The cross-shaped kernel dilates primarily in vertical and horizontal directions, expanding less in diagonal directions. This results in a more restrained expansion compared to the rectangular kernel, preserving some structures.

#### Ellipse kernel

The ellipse-shaped kernel provides a smoother dilation effect, favoring rounded expansion around white regions. It avoids sharp corners, making the objects appear more rounded and natural.

### Opening

Opening is an erosion followed by a dilation

In [14]:
# Function to apply opening (erosion followed by dilation)
def apply_opening(image, kernel):
    eroded_img = apply_erosion(image, kernel)
    opened_img = apply_dilation(eroded_img, kernel)
    return opened_img

# Create a binary image
_, binary_img = cv.threshold(img, 127, 255, cv.THRESH_BINARY)

# Apply opening with the kernel
opened_img = apply_opening(binary_img, kernel1)

# Display the results
cv.imshow("Original Binary Image", binary_img)
cv.imshow("Opened Image", opened_img)
cv.waitKey(0)
cv.destroyAllWindows()

![image11.png](./attachments/image11.png)

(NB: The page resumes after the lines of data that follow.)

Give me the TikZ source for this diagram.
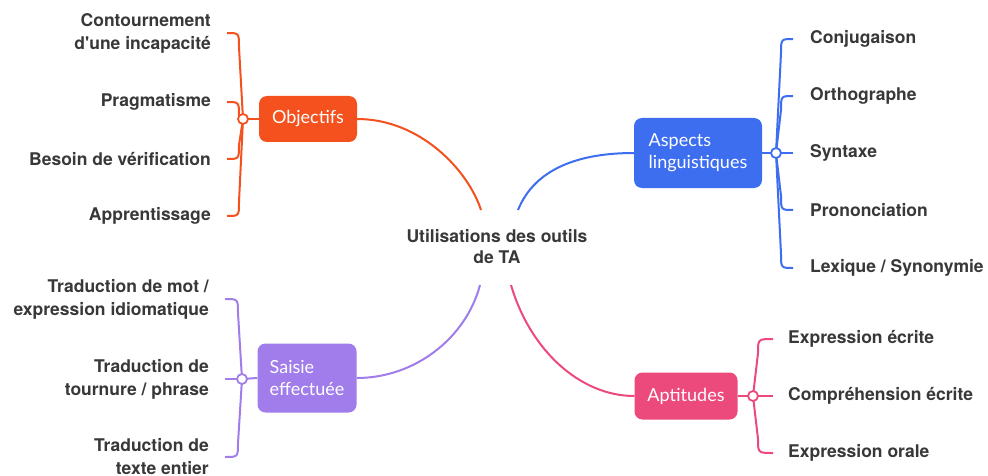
\documentclass[tikz,border=0pt]{standalone}
\usepackage{fontspec}
\setmainfont{Lato}
\newfontfamily\herosfont{TeX Gyre Heros}
\usetikzlibrary{calc}
\definecolor{cR}{HTML}{F4511E}
\definecolor{cB}{HTML}{3D6EF0}
\definecolor{cP}{HTML}{A07DEA}
\definecolor{cK}{HTML}{EC4A7C}
\definecolor{txt}{HTML}{383838}
\begin{document}
\begin{tikzpicture}[x=1pt,y=-1pt,
  leaf/.style={font=\herosfont\bfseries\fontsize{17.5}{23}\selectfont, text=txt, inner sep=0pt, align=right},
  leafR/.style={leaf, align=left},
  topic/.style={rounded corners=8pt, text=white, font=\fontsize{18}{22}\selectfont, align=left, inner sep=0pt},
  link/.style={line width=2pt},
  junc/.style={circle, draw, fill=white, line width=1.8pt, minimum size=10pt, inner sep=0pt}]
\useasboundingbox (0,0) rectangle (988,476);
\fill[white] (0,0) rectangle (988,476);

% centre
\node[font=\herosfont\bfseries\fontsize{17.5}{21}\selectfont, text=txt, align=center, inner sep=0pt] (ctr) at (497,247) {Utilisations des outils\\de TA};
\coordinate (sR) at (481,210);
\coordinate (sB) at (518,210);
\coordinate (sP) at (480,285);
\coordinate (sK) at (511,285);

% topic boxes
\node[topic, fill=cR, minimum width=98pt, minimum height=46pt] (obj) at (308,119) {Objectifs};
\node[topic, fill=cB, minimum width=128pt, minimum height=70pt] (asp) at (698,153) {Aspects\\linguistiques};
\node[topic, fill=cP, minimum width=99pt, minimum height=69pt] (sai) at (307,378) {Saisie\\effectuée};
\node[topic, fill=cK, minimum width=103pt, minimum height=47pt] (apt) at (686,396) {Aptitudes};

% junctions
\coordinate (J1) at (243,119);
\coordinate (J2) at (776,153);
\coordinate (J3) at (242,379);
\coordinate (J4) at (753,396);

% leaves
\node[leaf, anchor=east] (o1) at (211,33) {Contournement\\d'une incapacité};
\node[leaf, anchor=east] (o2) at (211,102) {Pragmatisme};
\node[leaf, anchor=east] (o3) at (211,159) {Besoin de vérification};
\node[leaf, anchor=east] (o4) at (211,216) {Apprentissage};

\node[leafR, anchor=west] (a1) at (810,39) {Conjugaison};
\node[leafR, anchor=west] (a2) at (810,96) {Orthographe};
\node[leafR, anchor=west] (a3) at (810,153) {Syntaxe};
\node[leafR, anchor=west] (a4) at (810,210) {Prononciation};
\node[leafR, anchor=west] (a5) at (810,268) {Lexique / Synonymie};

\node[leaf, anchor=east] (s1) at (209,299) {Traduction de mot /\\expression idiomatique};
\node[leaf, anchor=east] (s2) at (209,379) {Traduction de\\tournure / phrase};
\node[leaf, anchor=east] (s3) at (209,457) {Traduction de\\texte entier};

\node[leafR, anchor=west] (p1) at (788,339) {Expression écrite};
\node[leafR, anchor=west] (p2) at (788,396) {Compréhension écrite};
\node[leafR, anchor=west] (p3) at (788,453) {Expression orale};

% centre connectors
\draw[link, cR] (sR) .. controls (468,170) and (420,119) .. (obj.east);
\draw[link, cB] (sB) .. controls (535,168) and (580,153) .. (asp.west);
\draw[link, cP] (sP) .. controls (466,338) and (415,378) .. (sai.east);
\draw[link, cK] (sK) .. controls (530,350) and (580,396) .. (apt.west);

% junction to topic
\draw[link, cR] (J1) -- (obj.west);
\draw[link, cB] (J2) -- (asp.east);
\draw[link, cP] (J3) -- (sai.west);
\draw[link, cK] (J4) -- (apt.east);

% brackets
\foreach \c/\s in {o1/1,o2/1,o3/-1,o4/-1}
  \draw[link, cR] (J1) -- ($(J1 |- \c.east)+(-4,14*\s)$) .. controls ($(J1 |- \c.east)+(-4,0)$) .. ($(\c.east)+(16,0)$);
\foreach \c/\s in {s1/1,s2/0,s3/-1}
  \draw[link, cP] (J3) -- ($(J3 |- \c.east)+(-4,14*\s)$) .. controls ($(J3 |- \c.east)+(-4,0)$) .. ($(\c.east)+(16,0)$);
\foreach \c/\s in {a1/1,a2/1,a3/0,a4/-1,a5/-1}
  \draw[link, cB] (J2) -- ($(J2 |- \c.west)+(5,14*\s)$) .. controls ($(J2 |- \c.west)+(5,0)$) .. ($(\c.west)+(-17,0)$);
\foreach \c/\s in {p1/1,p2/0,p3/-1}
  \draw[link, cK] (J4) -- ($(J4 |- \c.west)+(5,14*\s)$) .. controls ($(J4 |- \c.west)+(5,0)$) .. ($(\c.west)+(-15,0)$);

\node[junc, draw=cR] at (J1) {};
\node[junc, draw=cB] at (J2) {};
\node[junc, draw=cP] at (J3) {};
\node[junc, draw=cK] at (J4) {};
\end{tikzpicture}
\end{document}
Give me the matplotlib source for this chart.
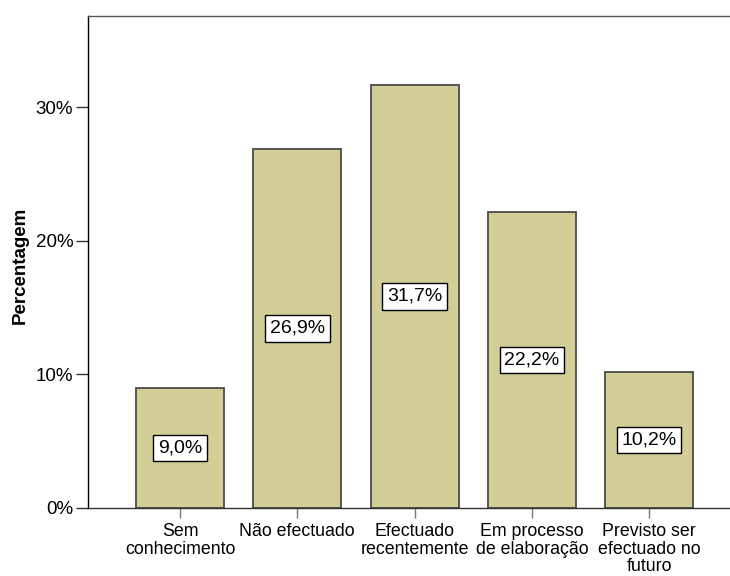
import matplotlib
matplotlib.use("Agg")
from matplotlib import pyplot as plt
import numpy as np

# data
categorias = ["Sem\nconhecimento", "Não efectuado", "Efectuado\nrecentemente",
              "Em processo\nde elaboração", "Previsto ser\nefectuado no\nfuturo"]
percentagens = [9.0, 26.9, 31.7, 22.2, 10.2]
rotulos = ["9,0%", "26,9%", "31,7%", "22,2%", "10,2%"]
yticks = [0, 10, 20, 30]
ytick_labels = ["0%", "10%", "20%", "30%"]

plt.rcParams['font.family'] = ['Liberation Sans', 'DejaVu Sans']

fig = plt.figure(figsize=(7.3, 5.76), dpi=100)
ax = fig.add_axes([88/730, 1 - 508/576, 1 - 88/730, (508 - 16)/576])

x = np.arange(len(categorias))
ax.bar(x, percentagens, width=0.75, color="#D3CE98", edgecolor="#4a4a4a", linewidth=1.3)

# value boxes at half height
for xi, v, lab in zip(x, percentagens, rotulos):
    ax.text(xi, v/2, lab, ha="center", va="center", fontsize=14,
            bbox=dict(boxstyle="square,pad=0.24", facecolor="white", edgecolor="black", linewidth=1))

ax.set_xlim(-0.785, 4.69)
ax.set_ylim(0, 36.85)
ax.set_yticks(yticks)
ax.set_yticklabels(ytick_labels, fontsize=13.5)
ax.set_xticks(x)
ax.set_xticklabels(categorias, fontsize=12.8, linespacing=1.04)
ax.tick_params(axis="y", length=8.6, width=1, color="#333333", pad=2)
ax.tick_params(axis="x", length=7, width=1, color="#777777", pad=4)

ax.spines["right"].set_visible(False)
ax.spines["top"].set_color("#555555")
ax.spines["left"].set_color("black")
ax.spines["bottom"].set_color("#333333")
for s in ax.spines.values():
    s.set_linewidth(1)

fig.text(20/730, 1 - 265/576, "Percentagem", rotation=90, ha="center", va="center",
         fontsize=13.5, fontweight="bold")

fig.savefig("out.png", dpi=100)
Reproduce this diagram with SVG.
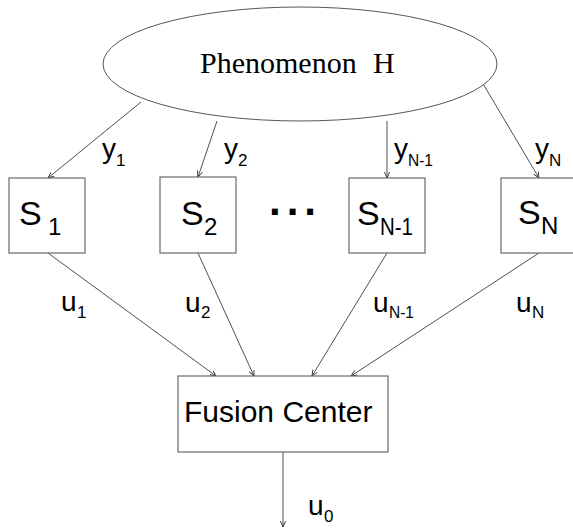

After applying the opening operation, the small white noise regions have been removed, and the boundaries of the white objects are smoothed. Opening is performed using erosion followed by dilation. This process eliminates smaller white areas while preserving the shape of larger objects.

### Closing

Closing is a dilation followed by an erosion

In [15]:
# Function to apply closing (dilation followed by erosion)
def apply_closing(image, kernel):
    dilated_img = apply_dilation(image, kernel)
    closed_img = apply_erosion(dilated_img, kernel)
    return closed_img

# Create a binary image
_, binary_img = cv.threshold(img, 127, 255, cv.THRESH_BINARY)

# Apply closing with the kernel
closed_img = apply_closing(binary_img, kernel1)

# Display the results
cv.imshow("Original Binary Image", binary_img)
cv.imshow("Closed Image", closed_img)
cv.waitKey(0)
cv.destroyAllWindows()

![image12.png](./attachments/image12.png)

After applying the closing operation, the small black noise regions have been removed, and the boundaries of the white objects are smoothed. Closing is performed using dilation followed by erosion. This process eliminates smaller black areas while preserving the shape of larger objects.